Xbox hacker free talk at USC next Tuesday

Next Tuesday, November 21 at LA's University of Southern California, I'll host a free speech by Andrew "bunnie" Huang, the legendary reverse-engineer who broke the Xbox. Bunnie is an inspirational speaker on reverse engineering and hardware hacking, and his acclaimed book, Hacking the Xbox is a veritable technical manifesto on the subject.

Bunnie's latest act is founding a company called Chumby, which produces a free and wide-open "bean-bag computer" that comes with WiFi and a little color display, and the plans to reproduce any or all of it, from the flat-patterns for the bean-bag fabric skin to the source-code for the operating system. The device can subscribe to cool hacks, auto-updating itself to add great new features invented by other users.

Bunnie's talk is part of my Fulbright Chair lecture series at USC. It's on from 7PM-9PM on Tuesday, Nov 21, at the Annenberg School on the USC campus, room 207. Hope to see you there! As always, we'll be podcasting the talk afterward.

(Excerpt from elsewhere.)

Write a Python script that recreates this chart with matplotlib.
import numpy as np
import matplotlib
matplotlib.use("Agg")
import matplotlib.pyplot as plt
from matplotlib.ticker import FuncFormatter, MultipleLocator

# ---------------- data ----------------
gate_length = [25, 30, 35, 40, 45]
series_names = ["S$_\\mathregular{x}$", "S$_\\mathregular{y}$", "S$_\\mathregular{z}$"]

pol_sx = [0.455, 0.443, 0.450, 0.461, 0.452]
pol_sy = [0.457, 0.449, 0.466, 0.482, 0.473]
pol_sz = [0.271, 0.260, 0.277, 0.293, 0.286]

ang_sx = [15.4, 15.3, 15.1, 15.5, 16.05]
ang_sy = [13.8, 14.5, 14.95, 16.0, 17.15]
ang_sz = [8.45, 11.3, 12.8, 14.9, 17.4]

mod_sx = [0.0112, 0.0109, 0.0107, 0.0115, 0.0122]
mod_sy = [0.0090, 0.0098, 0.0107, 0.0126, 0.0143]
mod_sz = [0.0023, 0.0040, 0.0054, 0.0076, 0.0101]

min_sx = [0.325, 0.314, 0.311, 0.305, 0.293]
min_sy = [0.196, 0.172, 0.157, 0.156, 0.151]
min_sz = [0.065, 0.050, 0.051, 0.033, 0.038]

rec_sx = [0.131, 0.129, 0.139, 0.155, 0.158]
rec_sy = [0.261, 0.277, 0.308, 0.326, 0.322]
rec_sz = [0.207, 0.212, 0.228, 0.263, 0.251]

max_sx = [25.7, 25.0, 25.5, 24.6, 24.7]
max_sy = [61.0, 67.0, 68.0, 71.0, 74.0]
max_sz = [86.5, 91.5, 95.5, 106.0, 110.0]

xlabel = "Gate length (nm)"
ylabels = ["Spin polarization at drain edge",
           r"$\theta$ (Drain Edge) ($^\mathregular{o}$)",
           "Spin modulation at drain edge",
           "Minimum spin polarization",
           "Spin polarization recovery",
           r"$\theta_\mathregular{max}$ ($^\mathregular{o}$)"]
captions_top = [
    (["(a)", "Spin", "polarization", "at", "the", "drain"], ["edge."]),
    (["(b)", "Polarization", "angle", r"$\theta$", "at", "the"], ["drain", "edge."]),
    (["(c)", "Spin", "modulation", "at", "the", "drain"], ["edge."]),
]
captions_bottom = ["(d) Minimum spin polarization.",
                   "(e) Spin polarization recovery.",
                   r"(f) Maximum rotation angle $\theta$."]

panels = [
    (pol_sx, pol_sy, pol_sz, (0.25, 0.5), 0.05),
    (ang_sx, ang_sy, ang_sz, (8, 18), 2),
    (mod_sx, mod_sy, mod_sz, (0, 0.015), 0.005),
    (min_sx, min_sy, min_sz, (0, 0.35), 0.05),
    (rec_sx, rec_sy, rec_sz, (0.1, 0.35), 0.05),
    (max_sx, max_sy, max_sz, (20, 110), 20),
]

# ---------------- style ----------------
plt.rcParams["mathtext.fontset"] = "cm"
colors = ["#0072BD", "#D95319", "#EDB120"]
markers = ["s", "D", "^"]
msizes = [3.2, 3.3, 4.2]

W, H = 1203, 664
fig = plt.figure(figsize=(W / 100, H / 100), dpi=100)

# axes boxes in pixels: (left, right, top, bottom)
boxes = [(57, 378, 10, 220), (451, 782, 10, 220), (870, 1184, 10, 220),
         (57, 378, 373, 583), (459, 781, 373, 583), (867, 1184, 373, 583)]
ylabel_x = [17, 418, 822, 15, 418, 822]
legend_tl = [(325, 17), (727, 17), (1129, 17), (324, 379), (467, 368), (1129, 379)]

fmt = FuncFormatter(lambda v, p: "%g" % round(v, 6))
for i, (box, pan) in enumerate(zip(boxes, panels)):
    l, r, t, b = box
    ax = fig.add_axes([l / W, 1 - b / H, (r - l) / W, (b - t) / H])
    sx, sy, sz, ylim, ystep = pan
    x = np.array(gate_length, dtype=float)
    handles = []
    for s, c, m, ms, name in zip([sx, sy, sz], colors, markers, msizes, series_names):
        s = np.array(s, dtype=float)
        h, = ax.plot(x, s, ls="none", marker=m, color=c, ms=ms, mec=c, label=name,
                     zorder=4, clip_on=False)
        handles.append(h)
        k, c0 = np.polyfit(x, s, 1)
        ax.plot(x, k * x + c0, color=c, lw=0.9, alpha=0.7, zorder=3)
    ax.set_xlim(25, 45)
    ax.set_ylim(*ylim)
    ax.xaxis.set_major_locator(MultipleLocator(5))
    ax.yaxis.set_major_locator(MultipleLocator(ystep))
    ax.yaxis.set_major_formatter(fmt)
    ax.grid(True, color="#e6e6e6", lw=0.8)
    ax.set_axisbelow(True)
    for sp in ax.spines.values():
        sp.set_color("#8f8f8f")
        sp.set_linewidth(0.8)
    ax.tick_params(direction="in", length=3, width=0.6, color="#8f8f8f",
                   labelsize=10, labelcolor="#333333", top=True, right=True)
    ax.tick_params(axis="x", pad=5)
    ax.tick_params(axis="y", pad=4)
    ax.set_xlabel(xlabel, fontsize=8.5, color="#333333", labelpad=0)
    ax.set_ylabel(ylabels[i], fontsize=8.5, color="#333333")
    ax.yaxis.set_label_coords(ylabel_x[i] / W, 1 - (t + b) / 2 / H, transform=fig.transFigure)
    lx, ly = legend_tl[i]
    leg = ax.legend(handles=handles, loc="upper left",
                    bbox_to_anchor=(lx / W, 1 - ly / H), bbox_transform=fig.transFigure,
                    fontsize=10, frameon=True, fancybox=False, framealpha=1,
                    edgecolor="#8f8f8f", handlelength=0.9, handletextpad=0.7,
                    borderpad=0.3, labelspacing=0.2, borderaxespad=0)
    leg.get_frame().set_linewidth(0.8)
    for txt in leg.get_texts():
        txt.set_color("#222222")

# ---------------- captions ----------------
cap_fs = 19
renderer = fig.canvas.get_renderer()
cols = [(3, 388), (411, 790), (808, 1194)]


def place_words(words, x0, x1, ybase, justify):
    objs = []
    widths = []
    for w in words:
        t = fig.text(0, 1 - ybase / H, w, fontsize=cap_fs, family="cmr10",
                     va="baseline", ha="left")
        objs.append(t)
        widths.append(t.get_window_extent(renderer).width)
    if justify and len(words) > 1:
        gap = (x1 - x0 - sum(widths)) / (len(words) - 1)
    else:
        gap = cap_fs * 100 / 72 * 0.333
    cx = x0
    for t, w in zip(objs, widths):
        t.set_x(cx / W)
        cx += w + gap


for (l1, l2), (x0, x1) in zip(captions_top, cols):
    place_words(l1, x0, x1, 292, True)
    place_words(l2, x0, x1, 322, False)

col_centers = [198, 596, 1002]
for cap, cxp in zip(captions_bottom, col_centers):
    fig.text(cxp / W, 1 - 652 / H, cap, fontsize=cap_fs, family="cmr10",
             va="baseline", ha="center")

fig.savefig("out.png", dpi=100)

Andrew "bunnie" Huang is a nocturnal hacker and the hardware lead; his responsibilities include the architecture, design and production of chumby's electronics, as well as writing drivers for and maintaining the Linux kernel on the chumby. With a PhD in EE garnered from MIT in 2002, he has completed several major projects, ranging from hacking the Xbox (and writing the eponymous book), to designing the world's first fully-integrated photonic-silicon chips running at 10 Gbps with Luxtera, Inc., to building some of the first prototype hardware for silicon nanowire device research with Caltech. bunnie has also participated in the design of 802.11b/Bluetooth transceivers (with Mobilian), graphics chips (with SGI), digital cinema CODECs (with Qualcomm), and autonomous robotic submarines (with MIT ORCA/AUVSI). He is also responsible for the un-design of many security systems, with an appetite for the challenge of digesting silicon-based hardware security. bunnie is also a contributing writer for MAKE magazine and a member of their technical advisory board.